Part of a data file
....

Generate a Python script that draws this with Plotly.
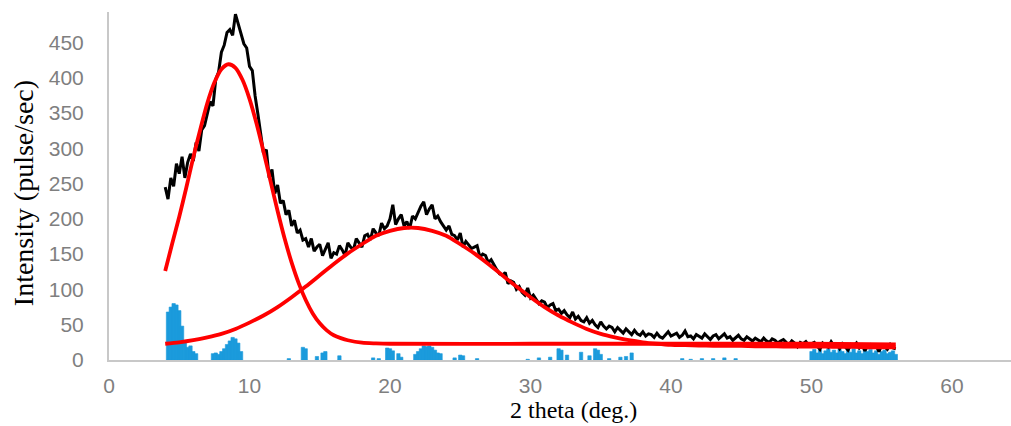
import numpy as np
import plotly.graph_objects as go

# Measured diffraction pattern, 2-theta from 4.0 to 56.0 deg in 0.2 deg steps
theta_start, theta_step = 4.0, 0.2
intensity = [
    245, 228, 258, 246, 278, 264, 288, 258, 280, 292, 282,
    308, 296, 326, 332, 350, 366, 360, 398, 408, 436,
    446, 464, 468, 460, 490, 476, 464, 448, 442, 416,
    410, 374, 348, 318, 292, 298, 258, 270, 236, 248,
    222, 226, 206, 212, 190, 198, 180, 184, 170, 172,
    160, 172, 154, 160, 164, 148, 158, 166, 144, 152,
    150, 162, 156, 148, 166, 160, 156, 172, 166, 160,
    176, 178, 170, 186, 180, 176, 194, 186, 190, 200,
    220, 192, 200, 206, 190, 196, 186, 204, 200, 210,
    218, 224, 206, 214, 220, 200, 204, 196, 190, 184,
    190, 178, 176, 170, 180, 160, 168, 163, 158, 160,
    162, 146, 150, 148, 138, 142, 134, 128, 122, 120,
    124, 108, 112, 110, 100, 104, 96, 92, 102, 88,
    92, 86, 80, 84, 82, 74, 78, 80, 70, 72,
    66, 70, 64, 60, 68, 58, 62, 56, 54, 60,
    52, 56, 50, 46, 54, 48, 44, 48, 46, 40,
    46, 42, 38, 44, 40, 36, 42, 37, 35, 40,
    34, 37, 36, 32, 38, 33, 31, 36, 40, 34,
    36, 38, 32, 35, 41, 33, 34, 30, 36, 33,
    31, 37, 33, 29, 34, 36, 30, 33, 37, 31,
    33, 28, 32, 35, 30, 28, 33, 30, 27, 31,
    29, 26, 31, 27, 25, 30, 28, 24, 27, 29,
    25, 22, 27, 24, 19, 25, 23, 26, 21, 23,
    25, 20, 15, 24, 21, 18, 26, 20, 22, 16,
    23, 19, 14, 22, 20, 24, 17, 21, 13, 20,
    22, 18, 20, 12, 21, 19, 15, 22, 17, 16,
]
theta = np.round(theta_start + theta_step * np.arange(len(intensity)), 1)

# Fitted component 1 (low-angle peak)
fit1_x = [4.0, 4.5, 5.0, 5.5, 6.0, 6.5, 7.0, 7.5, 8.0, 8.5, 9.0, 9.5, 10.0,
          10.5, 11.0, 11.5, 12.0, 12.5, 13.0, 13.5, 14.0, 14.5, 15.0, 15.5,
          16.0, 16.5, 17.0, 18.0, 19.0, 20.0, 30.0, 40.0, 50.0, 56.0]
fit1_y = [126, 165, 203, 244, 287, 327, 364, 393, 412, 419, 414, 397, 370,
          335, 295, 253, 211, 172, 138, 109, 85, 66, 52, 42,
          35, 31, 28, 24.5, 23.5, 23, 23, 23, 23, 22]

# Fitted component 2 (broad halo)
fit2_x = list(range(4, 57))
fit2_y = [23, 25, 28, 32, 37, 44, 53, 63, 75, 89, 104, 120, 136, 151, 164,
          176, 183, 187, 187, 183, 176, 164, 151, 136, 120, 104, 89, 75, 63,
          53, 44, 37, 32, 28, 25, 23, 21.5, 21, 20.5, 20, 20, 20, 19.5, 19.5,
          19, 19, 19, 19, 18.5, 18.5, 18, 18, 18]

# Absolute residual of the fit
resid_x = [4.2, 4.4, 4.6, 4.8, 5.0, 5.2, 5.4, 5.6, 5.8, 6.0, 6.2,
           7.4, 7.6, 7.8, 8.0, 8.2, 8.4, 8.6, 8.8, 9.0, 9.2, 9.4,
           12.8, 13.8, 14.0, 14.8, 15.2, 15.4, 16.4,
           18.8, 19.2, 19.8, 20.0, 20.2, 20.6, 20.8, 21.8, 22.0, 22.2, 22.4,
           22.6, 22.8, 23.0, 23.2, 23.4, 23.6, 24.6, 25.0, 25.2, 26.2,
           29.8, 30.6, 31.4, 32.0, 32.2, 32.6, 33.6, 34.2, 34.6, 34.8, 35.0,
           35.6, 36.4, 36.8, 37.2,
           40.8, 41.4, 42.2, 43.0, 43.8, 44.6,
           50.0, 50.2, 50.4, 50.6, 50.8, 51.0, 51.2, 51.4, 51.6, 51.8, 52.0,
           52.2, 52.4, 52.6, 52.8, 53.0, 53.2, 53.4, 53.6, 53.8, 54.0, 54.2,
           54.4, 54.6, 54.8, 55.0, 55.2, 55.4, 55.6, 55.8, 56.0]
resid_y = [68, 75, 80, 78, 70, 48, 26, 18, 20, 12, 9,
           9, 10, 8, 12, 16, 22, 27, 32, 30, 24, 12,
           2, 18, 16, 5, 10, 12, 6,
           3, 2, 17, 16, 13, 9, 4, 8, 12, 16, 20,
           19, 20, 18, 14, 10, 9, 3, 7, 6, 2,
           1, 3, 4, 16, 14, 7, 11, 6, 16, 14, 8,
           2, 4, 5, 10,
           2, 1, 2, 2, 3, 2,
           12, 15, 10, 14, 9, 13, 16, 11, 14, 10, 15,
           12, 9, 14, 11, 16, 10, 13, 9, 14, 12, 15,
           10, 13, 8, 12, 14, 9, 11, 13, 8]

x_ticks = [0, 10, 20, 30, 40, 50, 60]
y_ticks = [0, 50, 100, 150, 200, 250, 300, 350, 400, 450]

fig = go.Figure()

fig.add_trace(go.Bar(
    x=resid_x, y=resid_y, width=0.24,
    marker=dict(color="#1b9bdc", line=dict(width=0.6, color="#1b9bdc")),
    showlegend=False,
))
fig.add_trace(go.Scatter(
    x=theta, y=intensity, mode="lines",
    line=dict(color="black", width=3.0),
    showlegend=False,
))
fig.add_trace(go.Scatter(
    x=fit1_x, y=fit1_y, mode="lines",
    line=dict(color="#ff0000", width=3.8, shape="spline", smoothing=0.8),
    showlegend=False,
))
fig.add_trace(go.Scatter(
    x=fit2_x, y=fit2_y, mode="lines",
    line=dict(color="#ff0000", width=3.8, shape="spline", smoothing=0.8),
    showlegend=False,
))

tick_font = dict(family="Liberation Sans", size=21, color="#7f7f7f")

fig.update_layout(
    width=1011, height=426,
    margin=dict(l=109, r=0, t=12, b=66),
    paper_bgcolor="white", plot_bgcolor="white",
    showlegend=False,
    xaxis=dict(
        range=[0, 64.2], tickvals=x_ticks, showgrid=False, zeroline=False,
        showline=True, linecolor="#c8c8c8", linewidth=2,
        ticks="", tickfont=tick_font, ticklabelstandoff=6,
    ),
    yaxis=dict(
        range=[0, 493], tickvals=y_ticks, showgrid=False, zeroline=False,
        showline=True, linecolor="#c8c8c8", linewidth=2,
        ticks="", tickfont=tick_font, ticklabelstandoff=19,
    ),
    annotations=[
        dict(text="2 theta (deg.)", xref="paper", yref="paper",
             x=0.515, y=-0.143, showarrow=False,
             xanchor="center", yanchor="middle",
             font=dict(family="Liberation Serif", size=24, color="black")),
        dict(text="Intensity (pulse/sec)", xref="paper", yref="paper",
             x=-0.094, y=0.48, textangle=-90, showarrow=False,
             xanchor="center", yanchor="middle",
             font=dict(family="Liberation Serif", size=28, color="black")),
    ],
)

fig.write_html("out.html")
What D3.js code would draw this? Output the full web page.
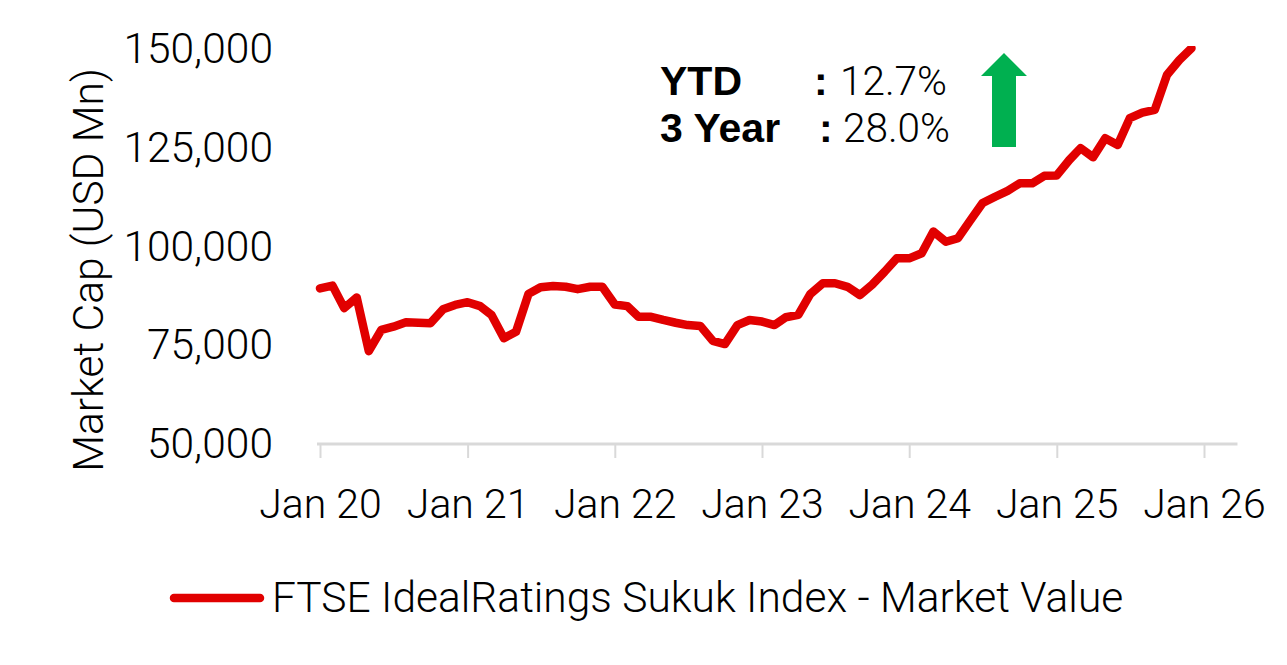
<!DOCTYPE html>
<html><head><meta charset="utf-8">
<script src="https://cdn.jsdelivr.net/npm/d3@7"></script>
<style>
html,body{margin:0;padding:0;background:#fff;}
svg text{font-family:Roboto,"Liberation Sans",Arial,sans-serif;}
</style></head>
<body><svg id="c" width="1287" height="665"></svg>
<script>
const startMonth = new Date(2020, 0, 1);
const values = [
  89400, 90100, 84400, 87100, 73500, 78900, 79700, 80800, 80700, 80600, 84100, 85200,
  85900, 84900, 82700, 76800, 78400, 88000, 89700, 90000, 89800, 89200, 89800, 89800,
  85300, 84900, 82200, 82200, 81400, 80700, 80100, 79900, 76100, 75300, 80100, 81400,
  81000, 80100, 82100, 82700, 88000, 90700, 90700, 89800, 87700, 90300, 93600, 97000,
  97000, 98300, 103800, 101200, 102100, 106700, 111000, 112600, 114100, 116000, 116000, 117900,
  118000, 121900, 124900, 122600, 127400, 125700, 132500, 133900, 134600, 143400, 147200, 150200
];
const yTicks = [50000, 75000, 100000, 125000, 150000];
const xTickYears = [2020, 2021, 2022, 2023, 2024, 2025, 2026];
const seriesName = "FTSE IdealRatings Sukuk Index - Market Value";
const yTitle = "Market Cap (USD Mn)";
const statLabels = ["YTD", "3 Year"];
const statValues = ["12.7%", "28.0%"];

const months = values.map((v, i) => d3.timeMonth.offset(startMonth, i));
const data = months.map((d, i) => ({date: d, value: values[i]}));

const svg = d3.select("#c");
const x = d3.scaleTime().domain([new Date(2020,0,1), new Date(2026,0,1)]).range([320, 1204]);
const y = d3.scaleLinear().domain([50000, 150000]).range([444, 49]);
const red = "#E10000";
const fontW = 300;
const boldFont = "'Liberation Sans', Arial, sans-serif";

// x axis
const xAxis = d3.axisBottom(x)
  .tickValues(xTickYears.map(yr => new Date(yr, 0, 1)))
  .tickFormat(d3.timeFormat("Jan %y"))
  .tickSize(14).tickPadding(31).tickSizeOuter(0);
const gx = svg.append("g").attr("transform", `translate(0,${y(50000)})`).call(xAxis);
gx.select(".domain").remove();
gx.append("line").attr("x1", x(new Date(2020,0,1)) - 3).attr("x2", x(new Date(2026,2,25)))
  .attr("stroke", "#D9D9D9").attr("stroke-width", 3);
gx.selectAll(".tick line").attr("stroke", "#D9D9D9").attr("stroke-width", 2);
gx.selectAll(".tick text").attr("fill", "#000").attr("font-size", 41).attr("font-weight", fontW)
  .style("font-family", "Roboto, sans-serif");

// y axis labels (no line)
const yAxis = d3.axisLeft(y).tickValues(yTicks).tickFormat(d3.format(",")).tickSize(0).tickPadding(0);
const gy = svg.append("g").attr("transform", "translate(273,0)").call(yAxis);
gy.select(".domain").remove();
gy.selectAll(".tick text").attr("fill", "#000").attr("font-size", 42.5).attr("font-weight", fontW)
  .style("font-family", "Roboto, sans-serif");

// y title
svg.append("text").attr("transform", "translate(103,270) rotate(-90)")
  .attr("text-anchor", "middle").attr("font-size", 42.5).attr("font-weight", fontW)
  .text(yTitle);

// line
svg.append("defs").append("clipPath").attr("id", "clip").append("rect")
  .attr("x", 300).attr("y", y(150000) - 3).attr("width", 960).attr("height", 420);
svg.append("path").datum(data)
  .attr("clip-path", "url(#clip)")
  .attr("fill", "none").attr("stroke", red).attr("stroke-width", 8.5)
  .attr("stroke-linejoin", "round").attr("stroke-linecap", "round")
  .attr("d", d3.line().x(d => x(d.date)).y(d => y(d.value)));

// annotation
const ann = svg.append("g");
const rowY = [95, 142];
const colonX = [814, 819];
const valX = [840, 843];
statLabels.forEach((lab, i) => {
  ann.append("text").attr("x", 660).attr("y", rowY[i]).attr("font-size", 41)
    .attr("font-weight", 700).style("font-family", boldFont).text(lab);
  ann.append("text").attr("x", colonX[i]).attr("y", rowY[i]).attr("font-size", 41)
    .attr("font-weight", 700).style("font-family", boldFont).text(":");
  ann.append("text").attr("x", valX[i]).attr("y", rowY[i]).attr("font-size", 40.5)
    .attr("font-weight", fontW).text(statValues[i]);
});
ann.append("path")
  .attr("d", "M1004,53 L1027,76 L1016,76 L1016,147 L992,147 L992,76 L981,76 Z")
  .attr("fill", "#00B050");

// legend
svg.append("line").attr("x1", 174).attr("x2", 260).attr("y1", 598).attr("y2", 598)
  .attr("stroke", red).attr("stroke-width", 8.5).attr("stroke-linecap", "round");
svg.append("text").attr("x", 272).attr("y", 612).attr("font-size", 42.5).attr("font-weight", fontW)
  .text(seriesName);
</script></body></html>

....

Your task is to reproduce exactly the lines from the start of the data above through the line containing "import plotly.graph_objects as go", leaving every picture out.

Generate a Python script that draws this with Plotly.
import numpy as np
import plotly.graph_objects as go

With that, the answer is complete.